Despite smashing glass ceilings at every corner, Beazley is reluctant to call herself a feminist.

“I’m not big on labels generally,” she explains. 

She laughs when I point out the irony that various honorifics and titles have plagued her career – Queen’s Counsel, Commissioner, Judge, and now Governor.

“I understand the power structures that feminist theorists talk about and I resist those,” the Governor continues. “I talk about those things and I talk, hopefully, strongly and sensibly about those things. But I don’t have a background in feminist theory.

“I had an amusing experience where I was driving my daughter to school with her friends and they were doing an assignment. There was all this chatter in the back. My daughter said to me, ‘Mum, are we up to the second or third wave of feminism?’ 

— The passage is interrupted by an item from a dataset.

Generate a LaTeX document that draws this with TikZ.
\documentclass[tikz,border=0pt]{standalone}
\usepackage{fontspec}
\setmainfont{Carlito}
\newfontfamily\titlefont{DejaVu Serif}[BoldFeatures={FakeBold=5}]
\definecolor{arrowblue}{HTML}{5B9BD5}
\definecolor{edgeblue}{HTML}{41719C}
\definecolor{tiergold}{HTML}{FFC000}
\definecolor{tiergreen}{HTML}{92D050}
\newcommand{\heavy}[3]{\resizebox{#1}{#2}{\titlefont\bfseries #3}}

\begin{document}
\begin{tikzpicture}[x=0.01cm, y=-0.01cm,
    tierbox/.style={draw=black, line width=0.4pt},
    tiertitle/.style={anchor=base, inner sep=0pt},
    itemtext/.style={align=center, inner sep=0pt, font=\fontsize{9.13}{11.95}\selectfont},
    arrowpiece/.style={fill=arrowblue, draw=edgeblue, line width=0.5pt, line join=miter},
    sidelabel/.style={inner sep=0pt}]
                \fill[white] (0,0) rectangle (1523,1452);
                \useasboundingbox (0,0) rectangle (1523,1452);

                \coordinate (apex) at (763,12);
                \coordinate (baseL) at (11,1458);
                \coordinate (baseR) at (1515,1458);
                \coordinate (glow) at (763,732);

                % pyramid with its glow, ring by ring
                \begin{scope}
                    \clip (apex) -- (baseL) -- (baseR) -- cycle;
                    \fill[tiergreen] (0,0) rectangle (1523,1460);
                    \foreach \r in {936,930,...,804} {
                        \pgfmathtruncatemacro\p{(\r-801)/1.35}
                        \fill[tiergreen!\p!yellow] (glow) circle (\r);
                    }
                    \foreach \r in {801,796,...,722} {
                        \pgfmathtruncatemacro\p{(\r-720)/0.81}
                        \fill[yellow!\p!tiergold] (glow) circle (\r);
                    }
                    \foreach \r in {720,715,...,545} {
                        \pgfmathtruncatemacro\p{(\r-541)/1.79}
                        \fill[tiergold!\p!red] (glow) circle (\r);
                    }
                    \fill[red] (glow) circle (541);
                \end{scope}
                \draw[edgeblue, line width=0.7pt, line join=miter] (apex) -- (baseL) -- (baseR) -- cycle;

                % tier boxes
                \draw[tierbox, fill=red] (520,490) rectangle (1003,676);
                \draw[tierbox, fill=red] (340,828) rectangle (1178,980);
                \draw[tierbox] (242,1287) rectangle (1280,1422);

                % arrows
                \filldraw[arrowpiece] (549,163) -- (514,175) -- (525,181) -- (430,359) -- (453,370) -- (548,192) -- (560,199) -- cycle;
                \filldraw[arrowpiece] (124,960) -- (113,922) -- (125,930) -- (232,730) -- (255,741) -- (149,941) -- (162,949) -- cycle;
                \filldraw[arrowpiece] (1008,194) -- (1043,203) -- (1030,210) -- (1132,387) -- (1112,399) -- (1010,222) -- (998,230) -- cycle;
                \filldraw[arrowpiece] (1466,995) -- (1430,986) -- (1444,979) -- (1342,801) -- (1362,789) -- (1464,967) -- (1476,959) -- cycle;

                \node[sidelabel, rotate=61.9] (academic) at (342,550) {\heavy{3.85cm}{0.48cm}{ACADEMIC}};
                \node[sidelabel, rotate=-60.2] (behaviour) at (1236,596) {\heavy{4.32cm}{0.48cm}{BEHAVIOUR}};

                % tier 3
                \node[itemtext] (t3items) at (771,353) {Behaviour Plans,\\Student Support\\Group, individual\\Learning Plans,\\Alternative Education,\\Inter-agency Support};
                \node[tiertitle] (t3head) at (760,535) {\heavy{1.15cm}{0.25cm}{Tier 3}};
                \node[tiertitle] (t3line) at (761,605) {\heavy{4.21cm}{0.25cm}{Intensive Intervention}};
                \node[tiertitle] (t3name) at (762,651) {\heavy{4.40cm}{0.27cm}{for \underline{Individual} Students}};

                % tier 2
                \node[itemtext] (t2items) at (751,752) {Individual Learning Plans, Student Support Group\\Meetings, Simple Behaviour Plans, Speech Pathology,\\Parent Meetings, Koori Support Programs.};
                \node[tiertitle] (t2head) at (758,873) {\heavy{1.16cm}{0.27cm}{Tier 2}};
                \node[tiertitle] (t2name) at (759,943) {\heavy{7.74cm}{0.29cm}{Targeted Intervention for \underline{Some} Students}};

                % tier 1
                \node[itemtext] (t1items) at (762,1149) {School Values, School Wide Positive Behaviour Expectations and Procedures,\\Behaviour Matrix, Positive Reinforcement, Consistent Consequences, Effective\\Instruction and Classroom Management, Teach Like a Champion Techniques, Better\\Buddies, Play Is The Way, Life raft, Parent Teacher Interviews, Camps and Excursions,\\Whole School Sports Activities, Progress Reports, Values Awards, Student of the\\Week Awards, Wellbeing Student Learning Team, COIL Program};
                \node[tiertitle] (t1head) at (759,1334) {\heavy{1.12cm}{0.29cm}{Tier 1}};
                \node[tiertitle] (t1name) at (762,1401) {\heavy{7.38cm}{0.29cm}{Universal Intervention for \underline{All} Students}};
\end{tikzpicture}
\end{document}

I said, ‘Darling, I didn’t think we got through the first stage!’”

Governor Beazley
Governor Beazley, seated 6th Justice from the left, at a ceremonial sitting of the Supreme Court in 2016. Photo: Supreme Court of NSW

ALTHOUGH gender bias and all that goes with it, including sexism, harassment and bullying, was a part of Governor Beazley’s experience at the Bar, she says she never encountered it among her judicial colleagues. She’s aware of the data – that approximately half of all women lawyers and one third of men have been bullied at work, according to a 2018 survey of 7,000 lawyers globally by the International Bar Association. The rates of harassment among lawyers are similarly shocking. But Governor Beazley says there was no air for such ugly behaviour on the bench. She believes pay equity had a huge role to play in that. 

“All judges on the same bench are on the same pay, and I think that has a significant impact,” she says. “There’s a slight difference between what the Chief Justice is paid and also for the President of the Court of Appeal, but apart from that we were all being paid the same. When equal pay is part of the package, it becomes part of the ethos. Money has a power aspect to it that you can’t ignore.”

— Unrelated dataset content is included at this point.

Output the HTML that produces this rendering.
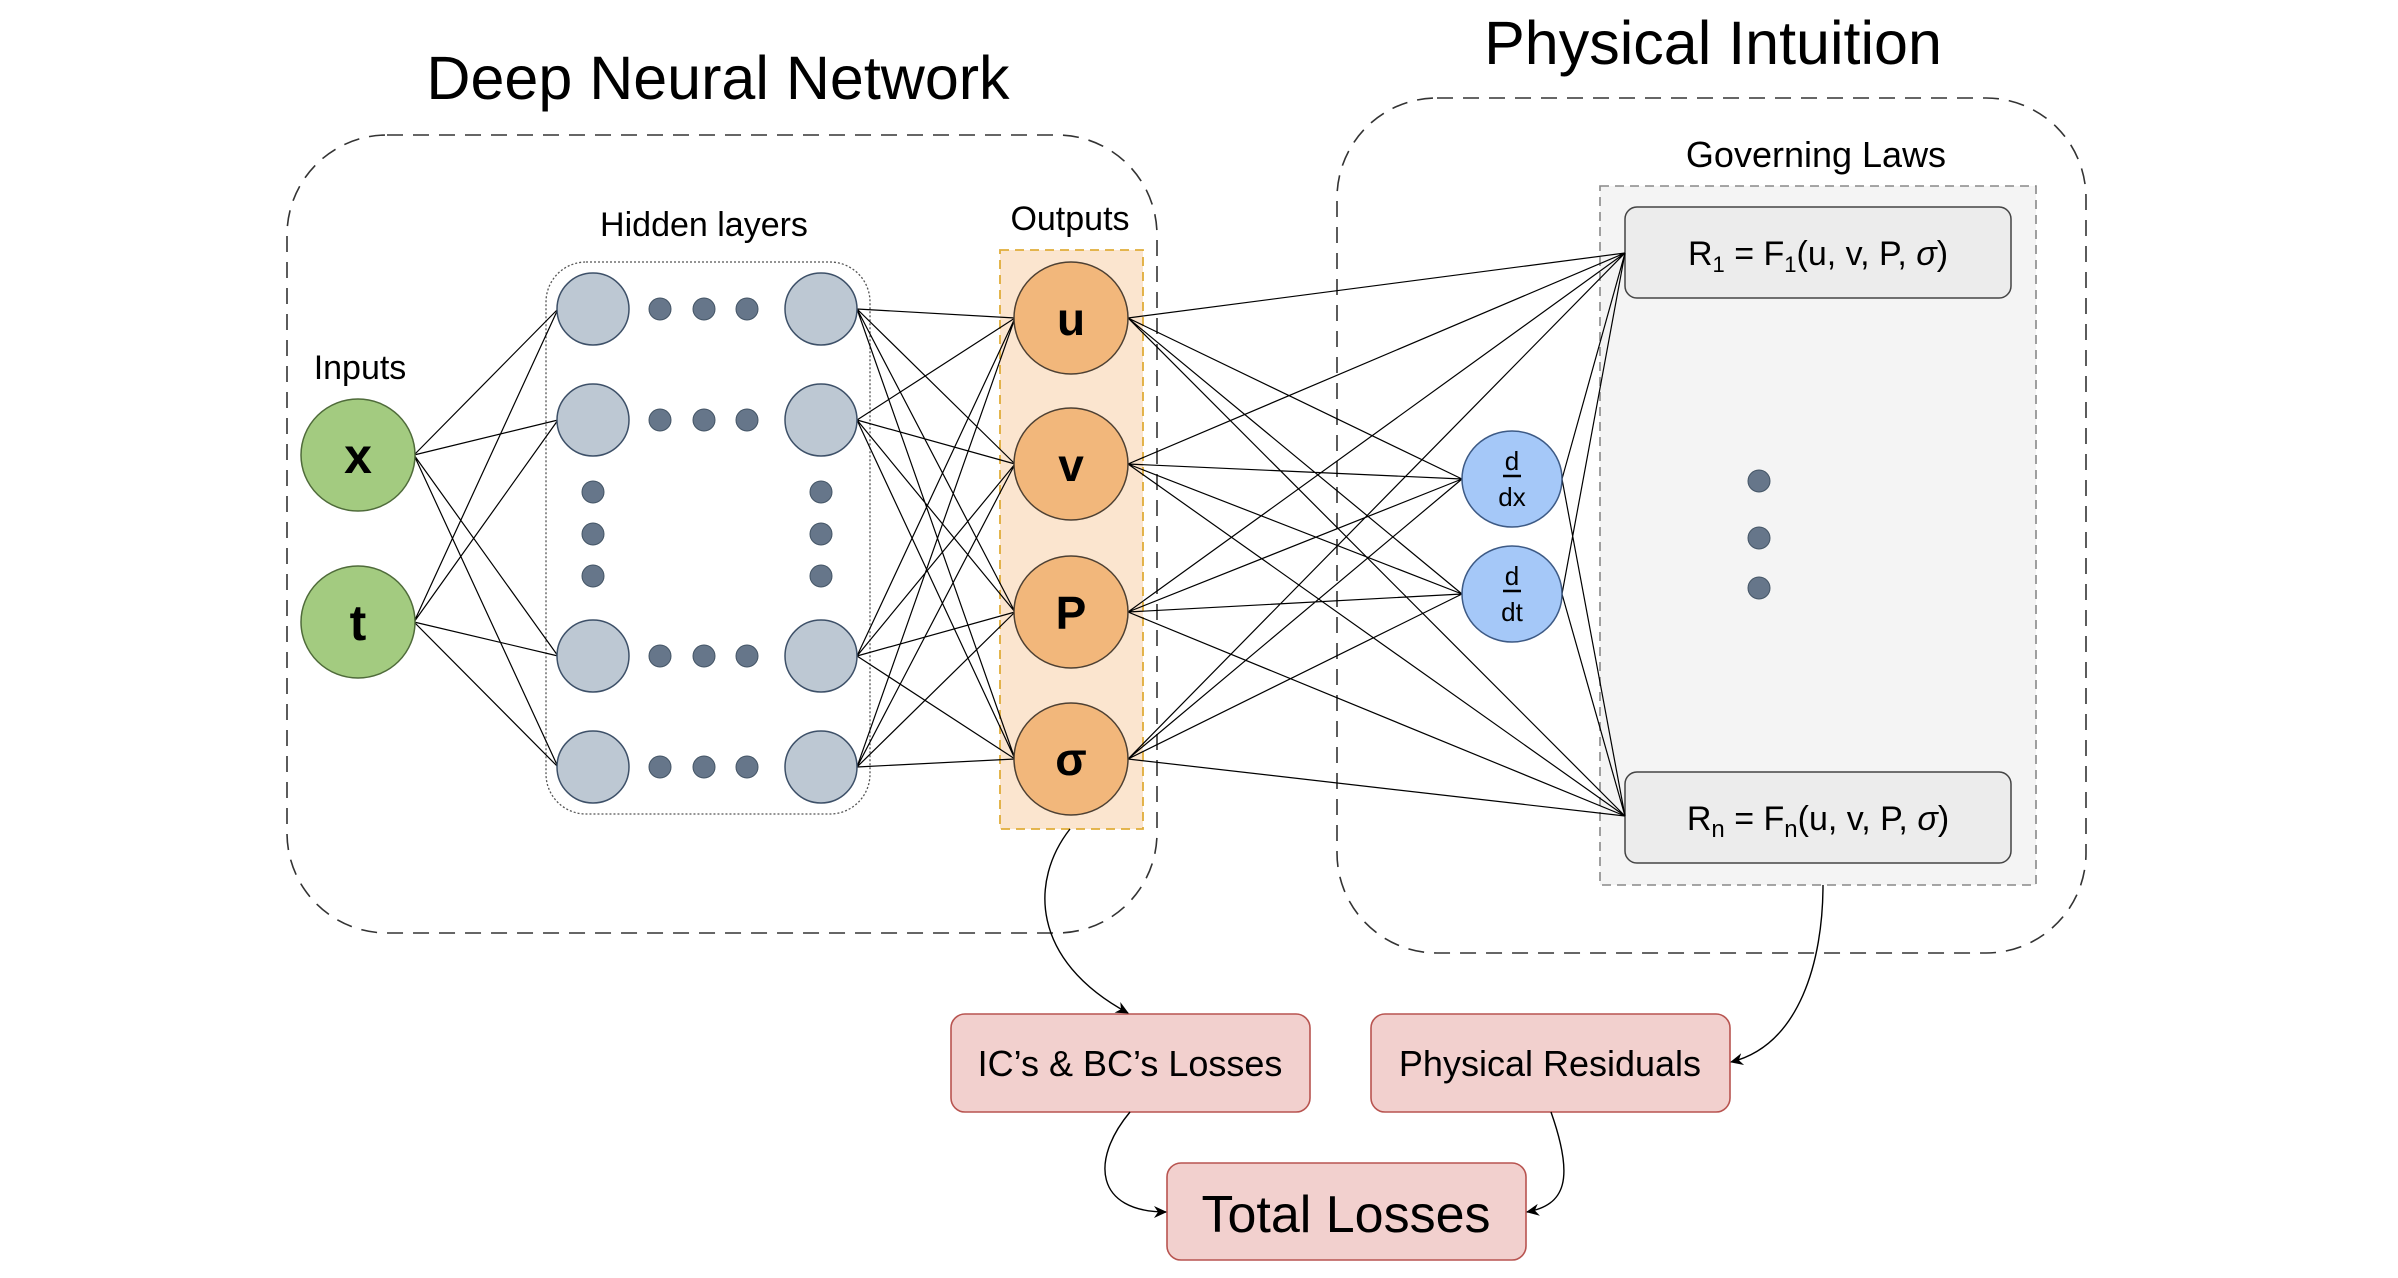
<!DOCTYPE html>
<html><head><meta charset="utf-8"><style>
html,body{margin:0;padding:0;background:#fff;}
svg{display:block;font-family:"Liberation Sans",sans-serif;}
</style></head><body>
<svg width="2398" height="1278" viewBox="0 0 2398 1278" xmlns="http://www.w3.org/2000/svg">
<defs>
<marker id="ar" markerWidth="14" markerHeight="14" refX="12" refY="7" orient="auto" markerUnits="userSpaceOnUse">
<path d="M0,1 L13,7 L0,13 L4,7 Z" fill="#000"/>
</marker>
</defs>
<text x="718" y="99" font-size="61" text-anchor="middle">Deep Neural Network</text>
<text x="1713" y="64" font-size="61" text-anchor="middle">Physical Intuition</text>

<rect x="287" y="135" width="870" height="798" rx="100" fill="none" stroke="#333" stroke-width="1.6" stroke-dasharray="16,10"/>
<rect x="1337" y="98" width="749" height="855" rx="100" fill="none" stroke="#333" stroke-width="1.6" stroke-dasharray="16,10"/>

<text x="1816" y="167" font-size="36" text-anchor="middle">Governing Laws</text>
<rect x="1600" y="186" width="436" height="699" fill="#f4f4f4" stroke="#888" stroke-width="1.6" stroke-dasharray="9,6"/>
<rect x="1625" y="207" width="386" height="91" rx="12" fill="#ececec" stroke="#444" stroke-width="1.5"/>
<rect x="1625" y="772" width="386" height="91" rx="12" fill="#ececec" stroke="#444" stroke-width="1.5"/>
<text x="1818" y="265" font-size="34" text-anchor="middle">R<tspan font-size="22" dy="7">1</tspan><tspan dy="-7"> = F</tspan><tspan font-size="22" dy="7">1</tspan><tspan dy="-7">(u, v, P, </tspan><tspan font-style="italic">σ</tspan>)</text>
<text x="1818" y="830" font-size="34" text-anchor="middle">R<tspan font-size="24" dy="7">n</tspan><tspan dy="-7"> = F</tspan><tspan font-size="24" dy="7">n</tspan><tspan dy="-7">(u, v, P, </tspan><tspan font-style="italic">σ</tspan>)</text>
<g fill="#66768a" stroke="#445566" stroke-width="1">
<circle cx="1759" cy="481" r="11"/><circle cx="1759" cy="538" r="11"/><circle cx="1759" cy="588" r="11"/>
</g>

<text x="704" y="236" font-size="34" text-anchor="middle">Hidden layers</text>
<text x="360" y="379" font-size="34" text-anchor="middle">Inputs</text>
<text x="1070" y="230" font-size="34" text-anchor="middle">Outputs</text>

<rect x="1000" y="250" width="143" height="579" fill="#fbe5cf" stroke="#e0ad3a" stroke-width="1.8" stroke-dasharray="9,6"/>
<rect x="546" y="262" width="324" height="552" rx="40" fill="none" stroke="#555" stroke-width="1.3" stroke-dasharray="2,2"/>

<g stroke="#000" stroke-width="1.2" fill="none">
<path d="M414,455 L558,309 M414,455 L558,420 M414,455 L558,656 M414,455 L558,767
M414,622 L558,309 M414,622 L558,420 M414,622 L558,656 M414,622 L558,767"/>
<path d="M857,309 L1015,318 M857,309 L1015,464 M857,309 L1015,612 M857,309 L1015,759
M857,420 L1015,318 M857,420 L1015,464 M857,420 L1015,612 M857,420 L1015,759
M857,656 L1015,318 M857,656 L1015,464 M857,656 L1015,612 M857,656 L1015,759
M857,767 L1015,318 M857,767 L1015,464 M857,767 L1015,612 M857,767 L1015,759"/>
<path d="M1128,318 L1625,253 M1128,318 L1625,816 M1128,318 L1462,479 M1128,318 L1462,594
M1128,464 L1625,253 M1128,464 L1625,816 M1128,464 L1462,479 M1128,464 L1462,594
M1128,612 L1625,253 M1128,612 L1625,816 M1128,612 L1462,479 M1128,612 L1462,594
M1128,759 L1625,253 M1128,759 L1625,816 M1128,759 L1462,479 M1128,759 L1462,594"/>
<path d="M1562,479 L1625,253 M1562,479 L1625,816 M1562,594 L1625,253 M1562,594 L1625,816"/>
</g>

<g fill="#bdc8d3" stroke="#3d5068" stroke-width="1.5">
<circle cx="593" cy="309" r="36"/><circle cx="593" cy="420" r="36"/><circle cx="593" cy="656" r="36"/><circle cx="593" cy="767" r="36"/>
<circle cx="821" cy="309" r="36"/><circle cx="821" cy="420" r="36"/><circle cx="821" cy="656" r="36"/><circle cx="821" cy="767" r="36"/>
</g>
<g fill="#66768a" stroke="#445566" stroke-width="1">
<circle cx="660" cy="309" r="11"/><circle cx="704" cy="309" r="11"/><circle cx="747" cy="309" r="11"/>
<circle cx="660" cy="420" r="11"/><circle cx="704" cy="420" r="11"/><circle cx="747" cy="420" r="11"/>
<circle cx="660" cy="656" r="11"/><circle cx="704" cy="656" r="11"/><circle cx="747" cy="656" r="11"/>
<circle cx="660" cy="767" r="11"/><circle cx="704" cy="767" r="11"/><circle cx="747" cy="767" r="11"/>
<circle cx="593" cy="492" r="11"/><circle cx="593" cy="534" r="11"/><circle cx="593" cy="576" r="11"/>
<circle cx="821" cy="492" r="11"/><circle cx="821" cy="534" r="11"/><circle cx="821" cy="576" r="11"/>
</g>

<g fill="#a3cb80" stroke="#4f6b3a" stroke-width="1.5">
<ellipse cx="358" cy="455" rx="57" ry="56"/><ellipse cx="358" cy="622" rx="57" ry="56"/>
</g>
<text x="358" y="473" font-size="50" font-weight="bold" text-anchor="middle">x</text>
<text x="358" y="640" font-size="50" font-weight="bold" text-anchor="middle">t</text>

<g fill="#f2b77b" stroke="#4d4033" stroke-width="1.5">
<ellipse cx="1071" cy="318" rx="57" ry="56"/><ellipse cx="1071" cy="464" rx="57" ry="56"/>
<ellipse cx="1071" cy="612" rx="57" ry="56"/><ellipse cx="1071" cy="759" rx="57" ry="56"/>
</g>
<g font-size="46" font-weight="bold" text-anchor="middle">
<text x="1071" y="335">u</text><text x="1071" y="481">v</text>
<text x="1071" y="629">P</text><text x="1071" y="775">σ</text>
</g>

<g fill="#a5c8f8" stroke="#3d5a85" stroke-width="1.5">
<ellipse cx="1512" cy="479" rx="50" ry="48"/><ellipse cx="1512" cy="594" rx="50" ry="48"/>
</g>
<g font-size="26" text-anchor="middle">
<text x="1512" y="470">d</text><text x="1512" y="506">dx</text>
<text x="1512" y="585">d</text><text x="1512" y="621">dt</text>
</g>
<g stroke="#000" stroke-width="2.5">
<line x1="1503" y1="476" x2="1521" y2="476"/><line x1="1503" y1="591" x2="1521" y2="591"/>
</g>

<g fill="#f2d0ce" stroke="#b85450" stroke-width="1.6">
<rect x="951" y="1014" width="359" height="98" rx="14"/>
<rect x="1371" y="1014" width="359" height="98" rx="14"/>
<rect x="1167" y="1163" width="359" height="97" rx="14"/>
</g>
<g text-anchor="middle">
<text x="1130" y="1076" font-size="36">IC’s &amp; BC’s Losses</text>
<text x="1550" y="1076" font-size="36">Physical Residuals</text>
<text x="1346" y="1232" font-size="52">Total Losses</text>
</g>

<g stroke="#000" stroke-width="1.4" fill="none" marker-end="url(#ar)">
<path d="M1070,829 C1030,880 1030,960 1128,1013"/>
<path d="M1823,885 C1823,960 1800,1045 1731,1062"/>
<path d="M1130,1112 C1090,1160 1095,1212 1166,1212"/>
<path d="M1551,1112 C1575,1180 1565,1205 1527,1212"/>
</g>
</svg>
</body></html>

The pay gap – which sits at 26.2 per cent across the broader Australian legal profession, according to the Women’s Gender Equality Agency – may be irrelevant between judges at the same level, but the numbers of female judges are still lagging behind men in NSW. 

Only 10 of the 52 judges in the NSW Supreme Court and Court of Appeal are women. Women make up 38.5 per cent of the total judiciary in NSW. I note it was only six years ago that Governor Beazley was appointed the first female President of the Court of Appeal – why did it take so long for a woman to be granted that opportunity?

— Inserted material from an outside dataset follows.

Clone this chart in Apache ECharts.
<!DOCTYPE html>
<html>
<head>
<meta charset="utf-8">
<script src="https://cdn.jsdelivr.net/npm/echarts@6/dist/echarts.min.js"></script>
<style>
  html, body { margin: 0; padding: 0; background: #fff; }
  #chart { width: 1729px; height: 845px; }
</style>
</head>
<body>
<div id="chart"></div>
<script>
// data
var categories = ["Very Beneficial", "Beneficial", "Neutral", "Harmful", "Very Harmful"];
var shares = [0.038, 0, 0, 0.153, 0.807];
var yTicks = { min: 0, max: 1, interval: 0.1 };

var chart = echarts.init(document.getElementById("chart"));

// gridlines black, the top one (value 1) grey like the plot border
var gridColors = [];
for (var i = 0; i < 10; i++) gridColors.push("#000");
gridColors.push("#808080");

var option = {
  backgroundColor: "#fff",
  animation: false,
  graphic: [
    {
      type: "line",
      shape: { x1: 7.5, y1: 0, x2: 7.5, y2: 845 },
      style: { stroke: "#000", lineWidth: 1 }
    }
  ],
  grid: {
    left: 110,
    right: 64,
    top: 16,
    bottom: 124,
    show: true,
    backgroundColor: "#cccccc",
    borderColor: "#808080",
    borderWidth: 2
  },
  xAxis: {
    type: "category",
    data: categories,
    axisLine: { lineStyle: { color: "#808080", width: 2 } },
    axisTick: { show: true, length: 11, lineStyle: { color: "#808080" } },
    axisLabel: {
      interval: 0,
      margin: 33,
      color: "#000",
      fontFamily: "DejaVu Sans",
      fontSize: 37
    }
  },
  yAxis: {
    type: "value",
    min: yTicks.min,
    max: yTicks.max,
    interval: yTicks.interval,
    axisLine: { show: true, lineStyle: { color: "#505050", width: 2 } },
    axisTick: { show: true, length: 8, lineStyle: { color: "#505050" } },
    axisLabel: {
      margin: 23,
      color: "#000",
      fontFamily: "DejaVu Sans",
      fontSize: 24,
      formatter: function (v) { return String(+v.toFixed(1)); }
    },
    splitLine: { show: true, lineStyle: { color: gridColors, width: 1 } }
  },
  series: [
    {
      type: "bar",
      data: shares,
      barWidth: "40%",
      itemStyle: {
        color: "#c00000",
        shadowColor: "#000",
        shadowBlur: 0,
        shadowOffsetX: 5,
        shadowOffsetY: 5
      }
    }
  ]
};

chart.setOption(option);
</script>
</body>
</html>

“You do wonder why it has taken so long – I don’t really have the answers for that,” she replies. “After I was appointed to the Court of Appeal, it took 10 years for another female to be appointed. 

“I will say there has been a significant increase in the number of women appointed to the bench in the time since I started. Certainly, there is now more of a keen eye to maintaining that balance.”

Speaking of balance, the Governor has a lot more time for it these days. She’s free from parental duties now that her children are grown up and flourishing in their careers (none of them in law, she says – “they literally fled the scene”).

The 67 year old took up yoga late in her judicial career and still attends weekly sessions with her former colleagues in the Supreme Court building every Friday afternoon. She also goes to Wednesday morning classes at Sydney’s Tattersalls Club before hustling back to preside over Executive Council meetings at 8.30am. She rises early most days – perhaps a habit carried over from her days at the bar and bench – and if there’s no yoga she fits in a brisk walk through the Botanic Gardens for exercise. 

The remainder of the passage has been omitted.